## START Source data

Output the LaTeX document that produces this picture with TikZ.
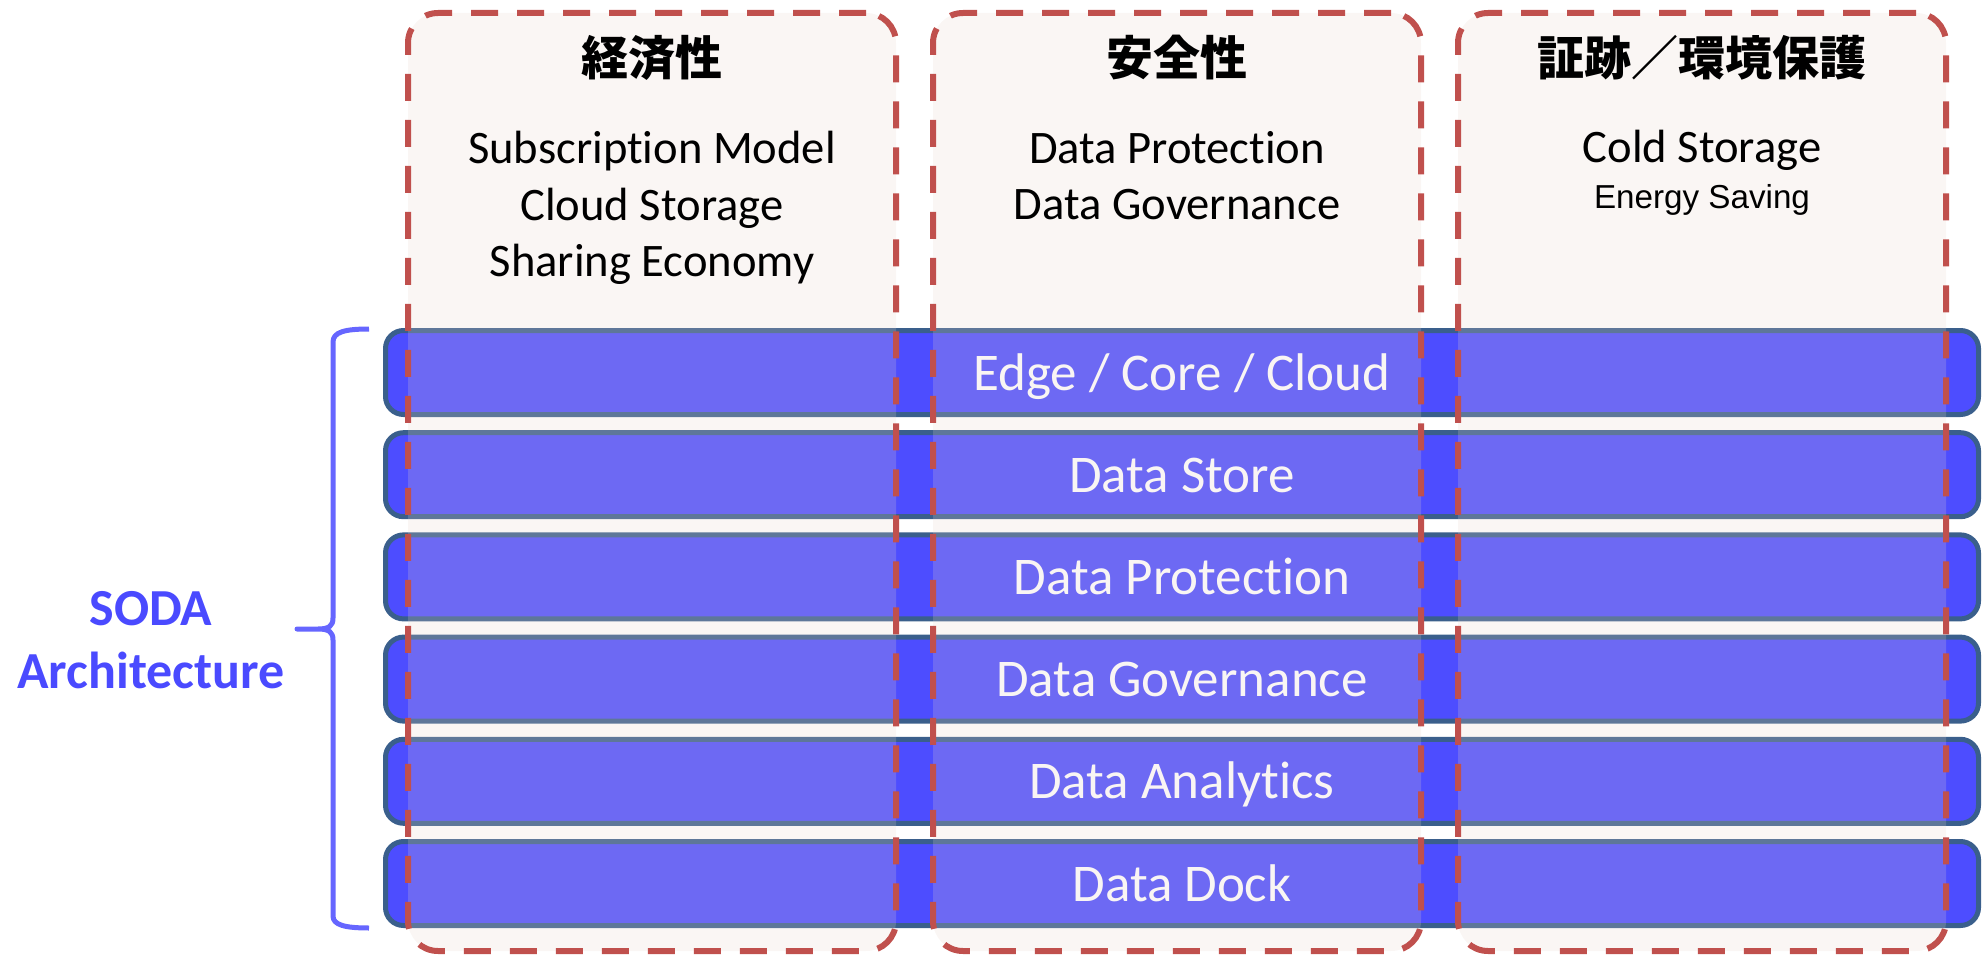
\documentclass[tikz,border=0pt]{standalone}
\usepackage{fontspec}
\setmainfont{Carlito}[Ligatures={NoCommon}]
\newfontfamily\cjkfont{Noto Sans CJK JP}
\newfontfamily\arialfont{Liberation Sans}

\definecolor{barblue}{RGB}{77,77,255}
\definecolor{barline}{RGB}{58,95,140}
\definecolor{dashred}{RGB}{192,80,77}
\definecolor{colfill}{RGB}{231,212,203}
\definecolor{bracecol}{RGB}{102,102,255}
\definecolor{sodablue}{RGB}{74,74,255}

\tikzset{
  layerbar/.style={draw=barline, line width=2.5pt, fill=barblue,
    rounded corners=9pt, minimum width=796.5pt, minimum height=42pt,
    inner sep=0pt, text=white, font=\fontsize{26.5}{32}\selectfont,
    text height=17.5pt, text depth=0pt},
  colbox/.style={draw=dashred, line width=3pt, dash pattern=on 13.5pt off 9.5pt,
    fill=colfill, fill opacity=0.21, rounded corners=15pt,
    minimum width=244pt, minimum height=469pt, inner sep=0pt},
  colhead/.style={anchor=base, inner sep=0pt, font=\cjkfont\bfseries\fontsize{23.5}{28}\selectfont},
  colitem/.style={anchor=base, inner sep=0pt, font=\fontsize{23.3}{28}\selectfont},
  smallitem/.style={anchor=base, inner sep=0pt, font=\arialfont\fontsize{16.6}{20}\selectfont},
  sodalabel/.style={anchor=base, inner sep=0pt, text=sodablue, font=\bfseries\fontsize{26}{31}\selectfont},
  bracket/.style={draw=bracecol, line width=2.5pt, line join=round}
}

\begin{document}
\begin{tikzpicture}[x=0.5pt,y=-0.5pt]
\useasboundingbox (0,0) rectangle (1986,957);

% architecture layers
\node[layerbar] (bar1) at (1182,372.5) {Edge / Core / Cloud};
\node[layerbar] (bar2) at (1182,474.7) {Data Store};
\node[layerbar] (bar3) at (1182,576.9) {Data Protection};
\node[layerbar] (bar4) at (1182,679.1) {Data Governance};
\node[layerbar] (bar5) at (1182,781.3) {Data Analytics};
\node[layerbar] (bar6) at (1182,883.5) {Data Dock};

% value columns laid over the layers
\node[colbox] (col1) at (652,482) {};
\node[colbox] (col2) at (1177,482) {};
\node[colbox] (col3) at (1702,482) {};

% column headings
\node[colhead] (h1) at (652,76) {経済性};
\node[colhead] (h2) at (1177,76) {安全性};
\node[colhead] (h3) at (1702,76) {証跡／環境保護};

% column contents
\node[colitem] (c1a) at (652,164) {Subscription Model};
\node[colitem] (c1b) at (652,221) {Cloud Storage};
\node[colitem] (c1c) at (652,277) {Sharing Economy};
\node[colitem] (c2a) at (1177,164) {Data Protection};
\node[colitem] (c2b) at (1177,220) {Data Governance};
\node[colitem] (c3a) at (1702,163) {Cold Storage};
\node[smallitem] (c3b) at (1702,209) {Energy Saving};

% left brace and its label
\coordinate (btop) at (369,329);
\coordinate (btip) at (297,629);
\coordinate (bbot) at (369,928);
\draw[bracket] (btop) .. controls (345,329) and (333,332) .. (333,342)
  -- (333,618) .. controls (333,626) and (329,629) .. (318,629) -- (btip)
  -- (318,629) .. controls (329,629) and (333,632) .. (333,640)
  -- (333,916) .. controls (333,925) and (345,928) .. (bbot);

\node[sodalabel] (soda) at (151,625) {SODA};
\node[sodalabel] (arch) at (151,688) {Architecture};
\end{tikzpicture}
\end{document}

## END Source data

- Problem description: The data above needs to be retyped exactly, with the images left out.

- Correct result:
Output the LaTeX document that produces this picture with TikZ.
\documentclass[tikz,border=0pt]{standalone}
\usepackage{fontspec}
\setmainfont{Carlito}[Ligatures={NoCommon}]
\newfontfamily\cjkfont{Noto Sans CJK JP}
\newfontfamily\arialfont{Liberation Sans}

\definecolor{barblue}{RGB}{77,77,255}
\definecolor{barline}{RGB}{58,95,140}
\definecolor{dashred}{RGB}{192,80,77}
\definecolor{colfill}{RGB}{231,212,203}
\definecolor{bracecol}{RGB}{102,102,255}
\definecolor{sodablue}{RGB}{74,74,255}

\tikzset{
  layerbar/.style={draw=barline, line width=2.5pt, fill=barblue,
    rounded corners=9pt, minimum width=796.5pt, minimum height=42pt,
    inner sep=0pt, text=white, font=\fontsize{26.5}{32}\selectfont,
    text height=17.5pt, text depth=0pt},
  colbox/.style={draw=dashred, line width=3pt, dash pattern=on 13.5pt off 9.5pt,
    fill=colfill, fill opacity=0.21, rounded corners=15pt,
    minimum width=244pt, minimum height=469pt, inner sep=0pt},
  colhead/.style={anchor=base, inner sep=0pt, font=\cjkfont\bfseries\fontsize{23.5}{28}\selectfont},
  colitem/.style={anchor=base, inner sep=0pt, font=\fontsize{23.3}{28}\selectfont},
  smallitem/.style={anchor=base, inner sep=0pt, font=\arialfont\fontsize{16.6}{20}\selectfont},
  sodalabel/.style={anchor=base, inner sep=0pt, text=sodablue, font=\bfseries\fontsize{26}{31}\selectfont},
  bracket/.style={draw=bracecol, line width=2.5pt, line join=round}
}

\begin{document}
\begin{tikzpicture}[x=0.5pt,y=-0.5pt]
\useasboundingbox (0,0) rectangle (1986,957);

% architecture layers
\node[layerbar] (bar1) at (1182,372.5) {Edge / Core / Cloud};
\node[layerbar] (bar2) at (1182,474.7) {Data Store};
\node[layerbar] (bar3) at (1182,576.9) {Data Protection};
\node[layerbar] (bar4) at (1182,679.1) {Data Governance};
\node[layerbar] (bar5) at (1182,781.3) {Data Analytics};
\node[layerbar] (bar6) at (1182,883.5) {Data Dock};

% value columns laid over the layers
\node[colbox] (col1) at (652,482) {};
\node[colbox] (col2) at (1177,482) {};
\node[colbox] (col3) at (1702,482) {};

% column headings
\node[colhead] (h1) at (652,76) {経済性};
\node[colhead] (h2) at (1177,76) {安全性};
\node[colhead] (h3) at (1702,76) {証跡／環境保護};

% column contents
\node[colitem] (c1a) at (652,164) {Subscription Model};
\node[colitem] (c1b) at (652,221) {Cloud Storage};
\node[colitem] (c1c) at (652,277) {Sharing Economy};
\node[colitem] (c2a) at (1177,164) {Data Protection};
\node[colitem] (c2b) at (1177,220) {Data Governance};
\node[colitem] (c3a) at (1702,163) {Cold Storage};
\node[smallitem] (c3b) at (1702,209) {Energy Saving};

% left brace and its label
\coordinate (btop) at (369,329);
\coordinate (btip) at (297,629);
\coordinate (bbot) at (369,928);
\draw[bracket] (btop) .. controls (345,329) and (333,332) .. (333,342)
  -- (333,618) .. controls (333,626) and (329,629) .. (318,629) -- (btip)
  -- (318,629) .. controls (329,629) and (333,632) .. (333,640)
  -- (333,916) .. controls (333,925) and (345,928) .. (bbot);

\node[sodalabel] (soda) at (151,625) {SODA};
\node[sodalabel] (arch) at (151,688) {Architecture};
\end{tikzpicture}
\end{document}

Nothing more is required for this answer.